SOURCE DATA:
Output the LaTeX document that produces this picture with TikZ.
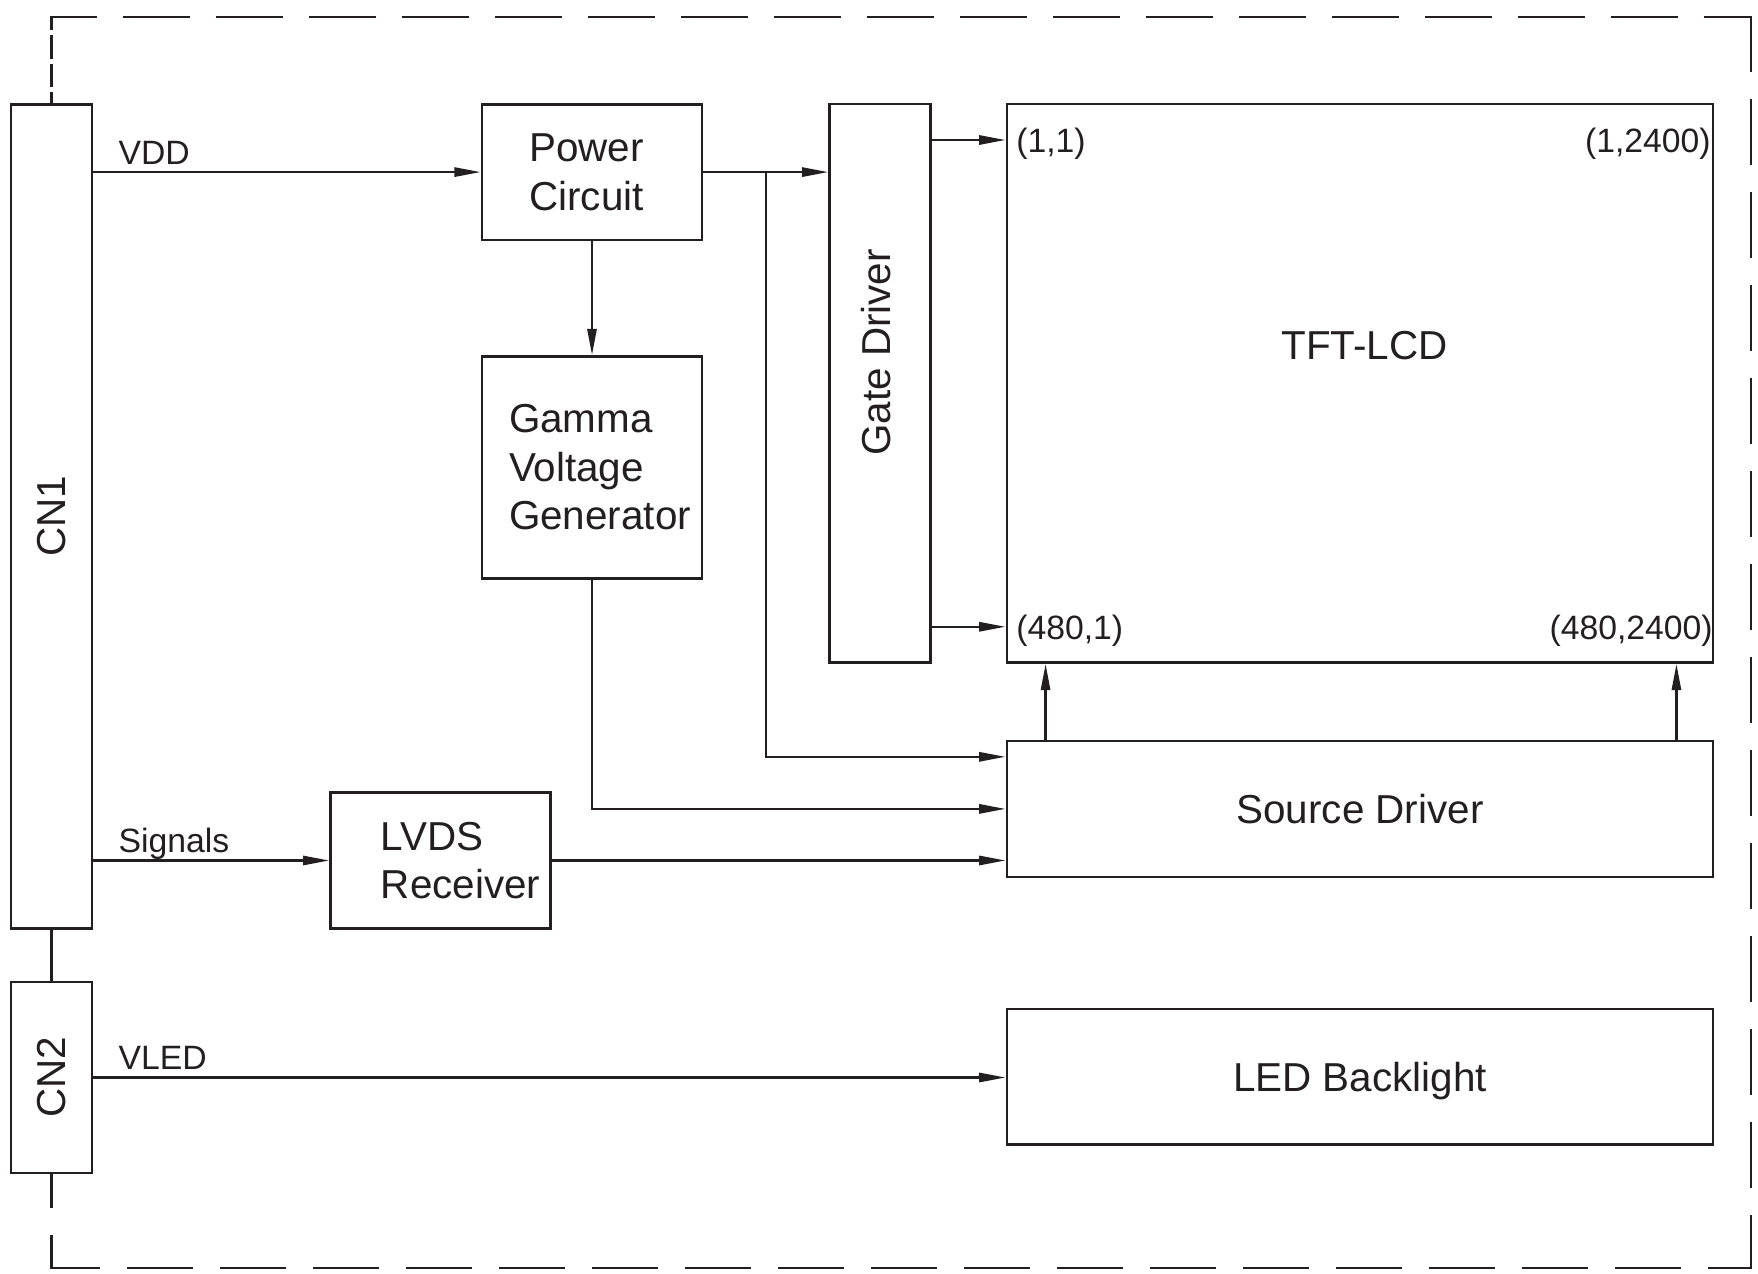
\documentclass[tikz,border=0pt]{standalone}
\usepackage{fontspec}
\setmainfont{Liberation Sans}
\usepackage{xcolor}
\usetikzlibrary{positioning}
\usetikzlibrary{calc}
\usetikzlibrary{arrows.meta}

\definecolor{ink}{HTML}{231F20}

\tikzset{
    blk/.style={draw, line width=0.7pt, inner sep=0pt, text depth=0pt, font=\fontsize{11.5}{13.8}\selectfont},
    txt/.style={inner sep=0pt, font=\fontsize{11.5}{13.8}\selectfont},
    lbl/.style={inner sep=0pt, anchor=base west, xshift=0.24cm, yshift=0.08cm, font=\fontsize{9.6}{11}\selectfont},
    pix/.style={inner sep=0pt, yshift=-0.04cm, font=\fontsize{9.6}{11}\selectfont},
    sig/.style={line width=0.7pt, -{Triangle[length=7.5pt, width=2.6pt]}},
    wire/.style={line width=0.7pt},
    frame/.style={line width=0.7pt, line cap=rect, dash pattern=on 0.64cm off 0.29cm},
}

\begin{document}
\begin{tikzpicture}[color=ink]
    \useasboundingbox (0,0) rectangle (17.58,-12.74);

    \coordinate (tl) at (0.516,-0.17);
    \coordinate (tr) at (17.51,-0.17);
    \coordinate (br) at (17.51,-12.68);
    \coordinate (bl) at (0.516,-12.68);

    \node[blk, minimum width=0.81cm, minimum height=8.24cm] (CN1) at (0.516,-5.163) {};
    \node[txt, rotate=90] (CN1t) at (CN1.center) {CN1};
    \node[blk, minimum width=0.81cm, minimum height=1.91cm] (CN2) at (0.516,-10.775) {};
    \node[txt, rotate=90] (CN2t) at (CN2.center) {CN2};

    \node[blk, minimum width=2.2cm, minimum height=1.356cm] (PC) at (5.92,-1.721) {};
    \node[txt, align=center] (PCt) at ([xshift=-0.055cm]PC.center) {Power\\Circuit};
    \node[blk, minimum width=2.2cm, minimum height=2.22cm] (GVG) at (5.92,-4.675) {};
    \node[txt, align=left] (GVGt) at ([xshift=0.08cm]GVG.center) {Gamma\\Voltage\\Generator};
    \node[blk, minimum width=2.2cm, minimum height=1.357cm] (LVDS) at (4.406,-8.605) {};
    \node[txt, align=left] (LVDSt) at ([xshift=0.2cm]LVDS.center) {LVDS\\Receiver};

    \node[blk, minimum width=1.01cm, minimum height=5.583cm] (GD) at (8.801,-3.834) {};
    \node[txt, rotate=90] (GDt) at ([xshift=-0.04cm, yshift=0.31cm]GD.center) {Gate Driver};

    \node[blk, minimum width=7.064cm, minimum height=5.583cm] (LCD) at (13.6,-3.834) {};
    \node[txt] (LCDt) at ([xshift=0.045cm, yshift=0.38cm]LCD.center) {TFT-LCD};
    \node[blk, minimum width=7.064cm, minimum height=1.357cm] (SD) at (13.6,-8.089) {Source Driver};
    \node[blk, minimum width=7.064cm, minimum height=1.356cm] (LED) at (13.6,-10.769) {LED Backlight};

    \node[pix, anchor=west, xshift=0.1cm] (p11) at ([yshift=-0.37cm]LCD.north west) {(1,1)};
    \node[pix, anchor=east, xshift=-0.03cm] (p12) at ([yshift=-0.37cm]LCD.north east) {(1,2400)};
    \node[pix, anchor=west, xshift=0.1cm] (p21) at ([yshift=0.37cm]LCD.south west) {(480,1)};
    \node[pix, anchor=east, xshift=-0.01cm] (p22) at ([yshift=0.37cm]LCD.south east) {(480,2400)};

    \coordinate (tap) at ($(PC.east)!0.5!(PC.east -| GD.west)$);

    \draw[frame, dash pattern=on 0.21cm off 0.075cm, dash phase=0.09cm] (tl) -- (CN1.north);
    \draw[frame, dash phase=0.2cm] (tl) -- (tr);
    \draw[frame, dash phase=0.1cm] (tr) -- (br);
    \draw[frame, dash phase=0.22cm] (br) -- (bl);
    \draw[frame, dash phase=0.32cm] (bl) -- (CN2.south);
    \draw[wire] (CN1.south) -- (CN2.north);

    \draw[sig] (CN1.east |- PC.west) -- node[lbl, pos=0] {VDD} (PC.west);
    \draw[sig] (PC.east) -- (PC.east -| GD.west);
    \draw[sig] (tap) |- ([yshift=-0.17cm]SD.north west);
    \draw[sig] (PC.south) -- (GVG.north);
    \draw[sig] (GVG.south) |- (SD.west);
    \draw[sig] (CN1.east |- LVDS.west) -- node[lbl, pos=0] {Signals} (LVDS.west);
    \draw[sig] (LVDS.east) -- (LVDS.east -| SD.west);
    \draw[sig] (CN2.east) -- node[lbl, pos=0] {VLED} (CN2.east -| LED.west);

    \draw[sig] ([yshift=-0.37cm]GD.north east) -- ([yshift=-0.37cm]LCD.north west);
    \draw[sig] ([yshift=0.37cm]GD.south east) -- ([yshift=0.37cm]LCD.south west);
    \draw[sig] ([xshift=0.4cm]SD.north west) -- ([xshift=0.4cm]LCD.south west);
    \draw[sig] ([xshift=-0.38cm]SD.north east) -- ([xshift=-0.38cm]LCD.south east);
\end{tikzpicture}
\end{document}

WHAT YOU SHOULD DO:
Give every line back word for word and leave the pictures out.

EXERCISE SOLUTION:
Output the LaTeX document that produces this picture with TikZ.
\documentclass[tikz,border=0pt]{standalone}
\usepackage{fontspec}
\setmainfont{Liberation Sans}
\usepackage{xcolor}
\usetikzlibrary{positioning}
\usetikzlibrary{calc}
\usetikzlibrary{arrows.meta}

\definecolor{ink}{HTML}{231F20}

\tikzset{
    blk/.style={draw, line width=0.7pt, inner sep=0pt, text depth=0pt, font=\fontsize{11.5}{13.8}\selectfont},
    txt/.style={inner sep=0pt, font=\fontsize{11.5}{13.8}\selectfont},
    lbl/.style={inner sep=0pt, anchor=base west, xshift=0.24cm, yshift=0.08cm, font=\fontsize{9.6}{11}\selectfont},
    pix/.style={inner sep=0pt, yshift=-0.04cm, font=\fontsize{9.6}{11}\selectfont},
    sig/.style={line width=0.7pt, -{Triangle[length=7.5pt, width=2.6pt]}},
    wire/.style={line width=0.7pt},
    frame/.style={line width=0.7pt, line cap=rect, dash pattern=on 0.64cm off 0.29cm},
}

\begin{document}
\begin{tikzpicture}[color=ink]
    \useasboundingbox (0,0) rectangle (17.58,-12.74);

    \coordinate (tl) at (0.516,-0.17);
    \coordinate (tr) at (17.51,-0.17);
    \coordinate (br) at (17.51,-12.68);
    \coordinate (bl) at (0.516,-12.68);

    \node[blk, minimum width=0.81cm, minimum height=8.24cm] (CN1) at (0.516,-5.163) {};
    \node[txt, rotate=90] (CN1t) at (CN1.center) {CN1};
    \node[blk, minimum width=0.81cm, minimum height=1.91cm] (CN2) at (0.516,-10.775) {};
    \node[txt, rotate=90] (CN2t) at (CN2.center) {CN2};

    \node[blk, minimum width=2.2cm, minimum height=1.356cm] (PC) at (5.92,-1.721) {};
    \node[txt, align=center] (PCt) at ([xshift=-0.055cm]PC.center) {Power\\Circuit};
    \node[blk, minimum width=2.2cm, minimum height=2.22cm] (GVG) at (5.92,-4.675) {};
    \node[txt, align=left] (GVGt) at ([xshift=0.08cm]GVG.center) {Gamma\\Voltage\\Generator};
    \node[blk, minimum width=2.2cm, minimum height=1.357cm] (LVDS) at (4.406,-8.605) {};
    \node[txt, align=left] (LVDSt) at ([xshift=0.2cm]LVDS.center) {LVDS\\Receiver};

    \node[blk, minimum width=1.01cm, minimum height=5.583cm] (GD) at (8.801,-3.834) {};
    \node[txt, rotate=90] (GDt) at ([xshift=-0.04cm, yshift=0.31cm]GD.center) {Gate Driver};

    \node[blk, minimum width=7.064cm, minimum height=5.583cm] (LCD) at (13.6,-3.834) {};
    \node[txt] (LCDt) at ([xshift=0.045cm, yshift=0.38cm]LCD.center) {TFT-LCD};
    \node[blk, minimum width=7.064cm, minimum height=1.357cm] (SD) at (13.6,-8.089) {Source Driver};
    \node[blk, minimum width=7.064cm, minimum height=1.356cm] (LED) at (13.6,-10.769) {LED Backlight};

    \node[pix, anchor=west, xshift=0.1cm] (p11) at ([yshift=-0.37cm]LCD.north west) {(1,1)};
    \node[pix, anchor=east, xshift=-0.03cm] (p12) at ([yshift=-0.37cm]LCD.north east) {(1,2400)};
    \node[pix, anchor=west, xshift=0.1cm] (p21) at ([yshift=0.37cm]LCD.south west) {(480,1)};
    \node[pix, anchor=east, xshift=-0.01cm] (p22) at ([yshift=0.37cm]LCD.south east) {(480,2400)};

    \coordinate (tap) at ($(PC.east)!0.5!(PC.east -| GD.west)$);

    \draw[frame, dash pattern=on 0.21cm off 0.075cm, dash phase=0.09cm] (tl) -- (CN1.north);
    \draw[frame, dash phase=0.2cm] (tl) -- (tr);
    \draw[frame, dash phase=0.1cm] (tr) -- (br);
    \draw[frame, dash phase=0.22cm] (br) -- (bl);
    \draw[frame, dash phase=0.32cm] (bl) -- (CN2.south);
    \draw[wire] (CN1.south) -- (CN2.north);

    \draw[sig] (CN1.east |- PC.west) -- node[lbl, pos=0] {VDD} (PC.west);
    \draw[sig] (PC.east) -- (PC.east -| GD.west);
    \draw[sig] (tap) |- ([yshift=-0.17cm]SD.north west);
    \draw[sig] (PC.south) -- (GVG.north);
    \draw[sig] (GVG.south) |- (SD.west);
    \draw[sig] (CN1.east |- LVDS.west) -- node[lbl, pos=0] {Signals} (LVDS.west);
    \draw[sig] (LVDS.east) -- (LVDS.east -| SD.west);
    \draw[sig] (CN2.east) -- node[lbl, pos=0] {VLED} (CN2.east -| LED.west);

    \draw[sig] ([yshift=-0.37cm]GD.north east) -- ([yshift=-0.37cm]LCD.north west);
    \draw[sig] ([yshift=0.37cm]GD.south east) -- ([yshift=0.37cm]LCD.south west);
    \draw[sig] ([xshift=0.4cm]SD.north west) -- ([xshift=0.4cm]LCD.south west);
    \draw[sig] ([xshift=-0.38cm]SD.north east) -- ([xshift=-0.38cm]LCD.south east);
\end{tikzpicture}
\end{document}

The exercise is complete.